There was one trip there with my brother that I often remember, I think it was my second time visiting. We had driven into the monument late one night, after driving in from Zion. There is an unmistakable high you get when traveling somewhere mostly unknown and this was no exception. We were following mostly paper maps and vague directions at the time as we found our way down unmarked dirt roads in the dead of night with little more than the beams of our headlights to track down an unmanned camp area where we could stay the night for free. (One of the perks of BLM land and part of the reason I so often sought it out while traveling out there, free places to camp, great for budget trips). We set up the tent in the dark several meters away from a cliff edge and called it a night. While we slept we had an unexpected couple of inches of snow fall on us and we woke to a beautiful sight, a canyon covered in the stillness and quiet of a fresh, white coat of snow coupled with the beauty of a cold orange and blue sunrise. Thinking back I can remember the brisk, thin air of winter in my lungs and the quiet beauty and excitement of that moment. Here are a couple of photos of that morning from whichever iPhone was sold in 2009, well before instagram and the like.

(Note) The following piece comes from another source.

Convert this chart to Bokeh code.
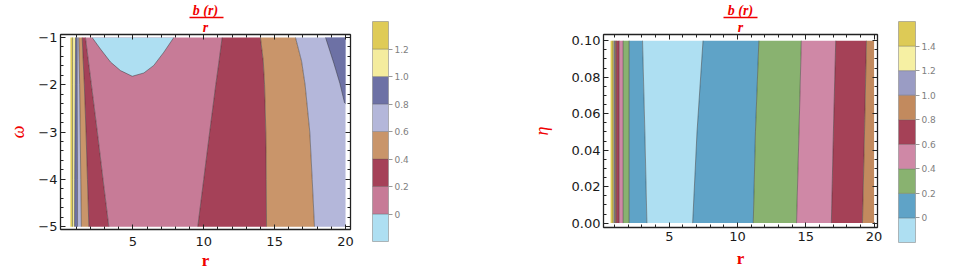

This little campground near the town of Escalante in the Grand Staircase is one I had remembered and visited on my own during a different winter outing which I took to get away from the world I knew and venture out on my first solo trip West. A spot that subtly set in motion a chain of events and world travels that changed my life forever. In fact, it was at this camp spot that I took this photograph:
It is an image YoungDoo and I hold dear because it was the catalyst for our meeting each other on Flickr so many years ago (11 years now!?). A photograph, among others, that caused us to discover each others work as artists and still stands today on Flickr as a sort of digital historical marker in our lives as it was the first interaction we had with each other.
I only just remembered this fact while writing this tonight and it really choked me up when I realized this place was partially responsible for everything I now hold dear to me in my life. An arbitrary fact, sure, but one that helps me respect and understand the value of having places like these to explore and share in our collective lives. The Earth is only so big and it gets smaller each and every day as we continue to grow as a global society so protected spaces like these are immensely important to us now, more than ever. They give me hope that one day my daughter Milla and future generations have spaces to explore as we did during our time here on this planet as well. It all connects.

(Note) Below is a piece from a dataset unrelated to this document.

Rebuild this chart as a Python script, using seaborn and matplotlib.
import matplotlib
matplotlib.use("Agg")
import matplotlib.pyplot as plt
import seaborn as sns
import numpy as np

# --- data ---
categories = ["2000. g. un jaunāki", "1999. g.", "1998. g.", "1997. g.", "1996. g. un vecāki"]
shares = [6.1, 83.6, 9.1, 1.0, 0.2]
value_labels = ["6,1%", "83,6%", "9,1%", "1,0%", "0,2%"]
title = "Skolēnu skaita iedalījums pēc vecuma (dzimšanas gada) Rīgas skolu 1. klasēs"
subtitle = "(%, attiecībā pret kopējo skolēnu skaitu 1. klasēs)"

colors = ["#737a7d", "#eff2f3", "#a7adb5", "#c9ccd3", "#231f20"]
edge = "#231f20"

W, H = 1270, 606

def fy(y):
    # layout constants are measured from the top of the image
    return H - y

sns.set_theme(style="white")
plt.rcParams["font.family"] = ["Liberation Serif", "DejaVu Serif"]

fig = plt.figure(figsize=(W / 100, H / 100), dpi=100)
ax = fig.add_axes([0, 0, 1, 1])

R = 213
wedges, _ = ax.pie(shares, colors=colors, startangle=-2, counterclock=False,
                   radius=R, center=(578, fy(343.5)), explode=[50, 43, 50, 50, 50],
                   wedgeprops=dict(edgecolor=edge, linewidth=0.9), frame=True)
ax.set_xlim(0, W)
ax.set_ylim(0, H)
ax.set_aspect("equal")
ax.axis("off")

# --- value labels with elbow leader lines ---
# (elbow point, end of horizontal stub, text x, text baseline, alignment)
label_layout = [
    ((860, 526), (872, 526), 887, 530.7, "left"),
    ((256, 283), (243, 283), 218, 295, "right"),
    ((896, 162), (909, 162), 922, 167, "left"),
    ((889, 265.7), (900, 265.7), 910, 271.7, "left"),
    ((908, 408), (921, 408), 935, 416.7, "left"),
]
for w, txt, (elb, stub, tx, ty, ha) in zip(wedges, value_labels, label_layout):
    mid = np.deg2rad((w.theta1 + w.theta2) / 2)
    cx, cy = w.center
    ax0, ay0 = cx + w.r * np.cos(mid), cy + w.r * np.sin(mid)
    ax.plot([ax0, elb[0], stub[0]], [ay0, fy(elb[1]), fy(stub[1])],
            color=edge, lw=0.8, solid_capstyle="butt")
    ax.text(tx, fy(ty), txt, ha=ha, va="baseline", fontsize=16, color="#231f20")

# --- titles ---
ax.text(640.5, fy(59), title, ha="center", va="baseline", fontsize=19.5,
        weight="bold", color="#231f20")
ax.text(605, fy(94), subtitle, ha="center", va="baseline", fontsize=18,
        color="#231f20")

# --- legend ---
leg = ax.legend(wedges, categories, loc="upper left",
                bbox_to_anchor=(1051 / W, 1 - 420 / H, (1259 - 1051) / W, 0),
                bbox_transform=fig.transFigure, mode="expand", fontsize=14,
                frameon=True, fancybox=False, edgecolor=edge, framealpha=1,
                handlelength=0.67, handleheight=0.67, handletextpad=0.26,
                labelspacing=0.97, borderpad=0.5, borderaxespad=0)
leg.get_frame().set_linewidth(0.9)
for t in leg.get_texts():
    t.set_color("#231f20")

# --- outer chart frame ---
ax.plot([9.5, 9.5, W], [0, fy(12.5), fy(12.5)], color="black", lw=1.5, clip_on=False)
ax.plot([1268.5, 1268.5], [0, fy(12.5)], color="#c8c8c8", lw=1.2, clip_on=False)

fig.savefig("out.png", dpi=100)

Now that subtle melancholy I mentioned when I started writing tonight is starting to feel a little more like sadness and, well, I’ll drink to that. Heres to the great unexplored places in our past, present, and future, the ability to explore them, and the hope that we don’t
fuck up things too much before future generations have their turn to explore what god has given us to appreciate and care for.
Please don’t read into this post too much, I’m not interested in getting too political here on 50ft. I wrote this to share my perspective and a couple of stories. I have respect for others point of view on the matter as well but this site has always been a place for me to vent and share my experiences with others and thats all this was, one persons point of view among many.